Khurchan is an artfully done sweet where layers of cream are lifted off unbroken from a wide utensil simmering with milk, then sprinkled over with castor sugar and nuts before being served.
In the winter months many sweet shops in the lane serve special and rare sweet preparations such as makhan ka samosa and kali gajar ka halwa. Makhan ka samosa is a layer of butter folded like a small patty, with a filling of castor sugar and nuts. It is a most delicate sweet to create and eat.
Famous Street Food in the Rest of Prayagraj
The street food action elsewhere in Allahbad is also strong, and needs to be explored.

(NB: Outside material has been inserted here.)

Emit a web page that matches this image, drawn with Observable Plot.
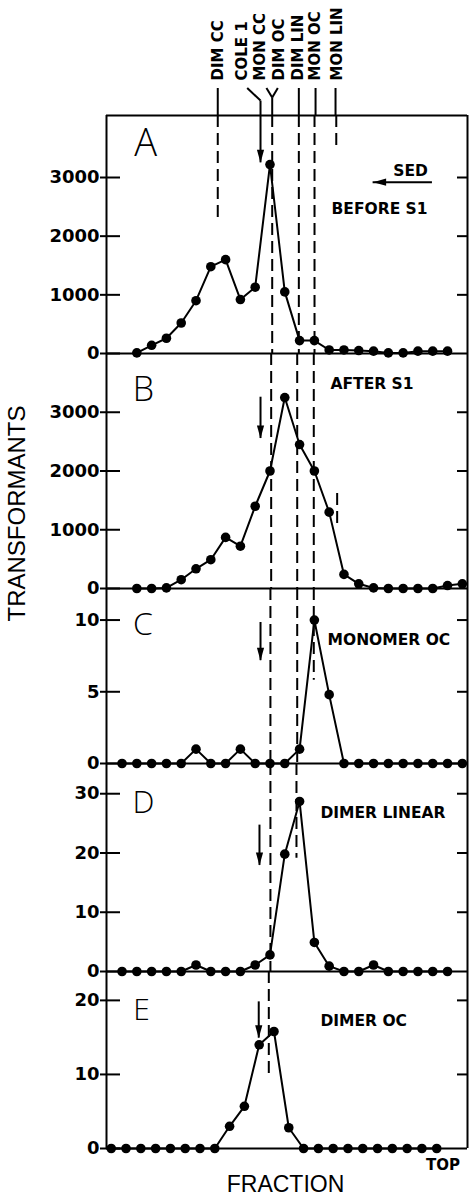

Netram’s Kachori and Sabzi, Katra Pure desi ghee kachoris fried in desi ghee, filled with a layer of spiced-up urad dal food paste, accompanied by aloo ki sabzi and a sweet-sour preparation of pumpkin. The food here is served in a traditional way using plates called pattal, which are fashioned out of tree leaves.
Guruji’s Chaat, Colonelganj is another famous Prayagraj outlet that has been drawing in lovers of chaats for decades.
Masala churmura is available at many roadside spots all over the city. It is a light snack similar to Kolkata’s famous jhal muri. Puffed rice and roasted peanuts are the two essential ingredients. It is mixed with diced boiled potatoes to which a mango sauce is added.
Dahi jalebi is another must have combination, characteristic of the city. Allahabadis traditionally have this unusual combination of jalebi and dahi for breakfast. Though available at several spots across town, one of the best places to try it is Hira Halwai in Civil Lines.
Finally, biryani. Eat On is an extremely popular biryani place, on MG Road in Civil Lines near the Palace Cinema. A relatively new entrant on the street food scene, these biryani makers have raced up the popularity chart with their chicken biryani.
Its philosophy is simple and it hits the spot. It is to sell only one thing throughout the day, that is chicken biryani with unlimited portion of raita.
The place is good and relatively inexpensive. The proof and popularity of the place is that no matter what time of the day you go there, you will come across a good crowd standing in front of the outlet and enjoying their plate full of biryani.